Utsunomiya adds that they see the future of travel becoming more and more digital in the wake of COVID-19.

“Digitalization of all travel requirements including COVID-19 test results, vaccine certificates will boost the efficiency of international travel. On the other hand, consideration for non-digital customers is mandatory to provide air travel in the post COVID-19 pandemic. Thus, the digital/paper formats should become globally standardized so that all travel industry stakeholders as well as each country’s government authorities are able to validate the requirements instantly for all customers,” Utsunomiya continues.

Miller says misconceptions about the technology remain in the U.S. Privacy remains the largest concern among passengers. But the way some of the technology is designed can help eliminate the concerns.

“When you’re talking about this type of program, an access program, a travel program, not criminal investigations, the biggest thing for people to know is that the actual image of their fingerprint or the actual image of their face doesn’t need to be stored centrally. What the technology is using for the most part are templates. The software will look at your biometric and pick certain reference points that are particularly useful, and then match it up with your face or your fingerprint when you present yourself the next time. It’s not something that somebody can go back and say, ‘this is definitely full prints for this person.’ At least, that’s not how we’ve built our technology at Airside,” Miller says.

Miller reiterates, however, that the pandemic has shown what the benefits of biometric technology are and says the pandemic has been a double-edged sword in that regard. On the one hand, it has shown the benefits of adopting the technology, while on the other it has caused operational hurdles that prevent the technology from being able to gain a foothold as the pandemic rages on.

“I think that the pandemic has really increased the level of interest in this because it’s touchless, it’s faster, there’s a lot of health benefits to go into a seamless travel digital ID future,” Miller says. “And you’ve seen that play out in things like other verticals, like telehealth.

“The pandemic has brought an operational hammer blow to airlines and airports and TSA, as they struggled to deal with the complete collapse of volume followed by the surge that’s come this summer,” Miller continues. “The pandemic has made it really clear what the benefits of seamless travel will be, and what we see is a lot of preparatory work going on across the industry right now with multiple airlines working to get their programs lined up. As day-to-day operations stabilize, we expect to see these new innovations and new initiatives start to become more prevalent in the public eye.”

Ultimately, to get international travel to return to its pre-pandemic levels, Leger says that biometric and seamless travel technology are a “must-have.”

“Clearly, it helps the passengers. It helps the airlines, the airport, as well as the governments. And we are doing that in a very safe environment, of course, to make sure that we comply with the regulatory requirements and respect the rules and make sure that there are no additional infections by only transporting people who have been tested or who have been vaccinated. And that’s the primary objective of what we’re trying to do here and to help the restart,” Leger says.

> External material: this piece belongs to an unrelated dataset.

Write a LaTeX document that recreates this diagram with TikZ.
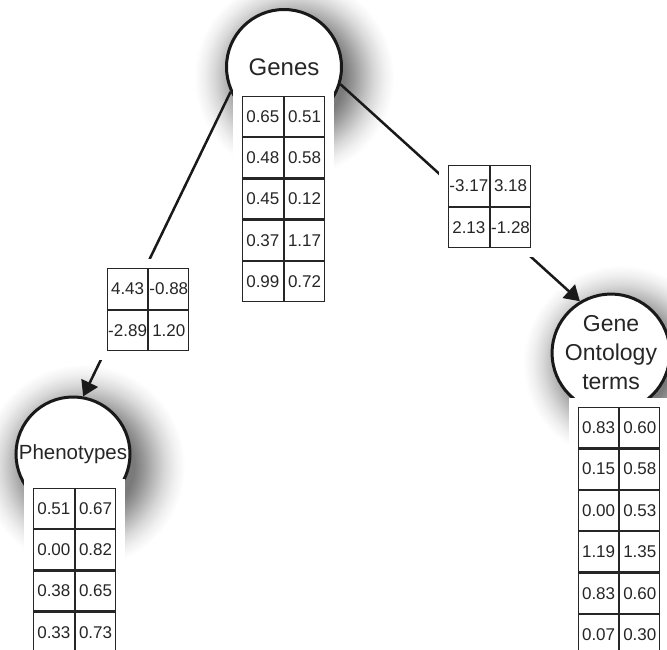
\documentclass[tikz,border=0pt]{standalone}
\usepackage{fontspec}
\setmainfont{Liberation Sans}
\usetikzlibrary{matrix,arrows.meta}
% soft drop shadow: dark core fading out to white at the rim
\pgfdeclareradialshading{softshadow}{\pgfpoint{0bp}{0bp}}{%
  color(0bp)=(black!52); color(12.5bp)=(black!52);
  color(15bp)=(black!40); color(17.5bp)=(black!27);
  color(20bp)=(black!15); color(22.5bp)=(black!6);
  color(25bp)=(white); color(50bp)=(white)}
\begin{document}
\begin{tikzpicture}[x=1pt,y=-1pt,
  entity/.style={circle, draw=black!90, line width=3pt, fill=white,
    inner sep=0pt, outer sep=1.5pt, align=center, text=black!85},
  cell/.style={draw=black!85, line width=1.2pt, minimum width=40.5pt,
    minimum height=40pt, inner sep=0pt, outer sep=0pt,
    font=\fontsize{17}{20}\selectfont, text=black!85},
  tablebox/.style={matrix of nodes, nodes={cell}, column sep=0pt,
    row sep=0pt, inner sep=9pt, outer sep=0pt, fill=white,
    anchor=north west},
  link/.style={line width=2.5pt, draw=black!90},
  tip/.style={-{Triangle[length=15pt,width=18pt]}},
  shadowdisc/.style={shading=softshadow}
]
\fill[white] (0,0) rectangle (667,649);
\useasboundingbox (0,0) rectangle (667,649);

% shadows under the entity circles
\shade[shadowdisc] (294,77) circle (100);
\shade[shadowdisc] (83,466) circle (102);
\shade[shadowdisc] (621,363) circle (98);

% entity circles
\node[entity, minimum size=115pt, font=\fontsize{24}{28}\selectfont]
  (genes) at (284,67) {Genes};
\node[entity, minimum size=114pt, font=\fontsize{20.5}{24}\selectfont]
  (pheno) at (73,454) {Phenotypes};
\node[entity, minimum size=109pt, font=\fontsize{23}{29}\selectfont]
  (go) at (611,353) {Gene\\Ontology\\terms};

% relations
\draw[link,tip] (genes.205) -- (pheno.80);
\draw[link,tip] (genes.343) -- (go.121);

% factor tables
\matrix[tablebox] (gtab) at (233,87) {
  0.65 & 0.51 \\
  0.48 & 0.58 \\
  0.45 & 0.12 \\
  0.37 & 1.17 \\
  0.99 & 0.72 \\
};
\matrix[tablebox] (ptab) at (24,479) {
  0.51 & 0.67 \\
  0.00 & 0.82 \\
  0.38 & 0.65 \\
  0.33 & 0.73 \\
};
\matrix[tablebox, nodes={cell, minimum width=40pt, minimum height=40.2pt}]
  (otab) at (569,398) {
  0.83 & 0.60 \\
  0.15 & 0.58 \\
  0.00 & 0.53 \\
  1.19 & 1.35 \\
  0.83 & 0.60 \\
  0.07 & 0.30 \\
};

% relation weight tables
\matrix[tablebox, nodes={cell, minimum width=40pt, minimum height=40.5pt}]
  (w1) at (98,259) {
  4.43 & -0.88 \\
  -2.89 & 1.20 \\
};
\matrix[tablebox, nodes={cell, minimum width=40.5pt, minimum height=40.5pt}]
  (w2) at (439,156) {
  -3.17 & 3.18 \\
  2.13 & -1.28 \\
};
\end{tikzpicture}
\end{document}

“The easing of travel restrictions by countries around the world will be the key to stimulating demand. The reopening of borders needs to be based on the epidemiological situation of each country,” Kaminogo adds.

“We believe IATA Travel Pass will play an important role not only in restarting international travel, but also in driving the future of contactless travel. In the future, we hope that travelers will be able to utilize IATA Travel Pass and biometric technology to proceed through airport checkpoints using their face as their passport and boarding pass.”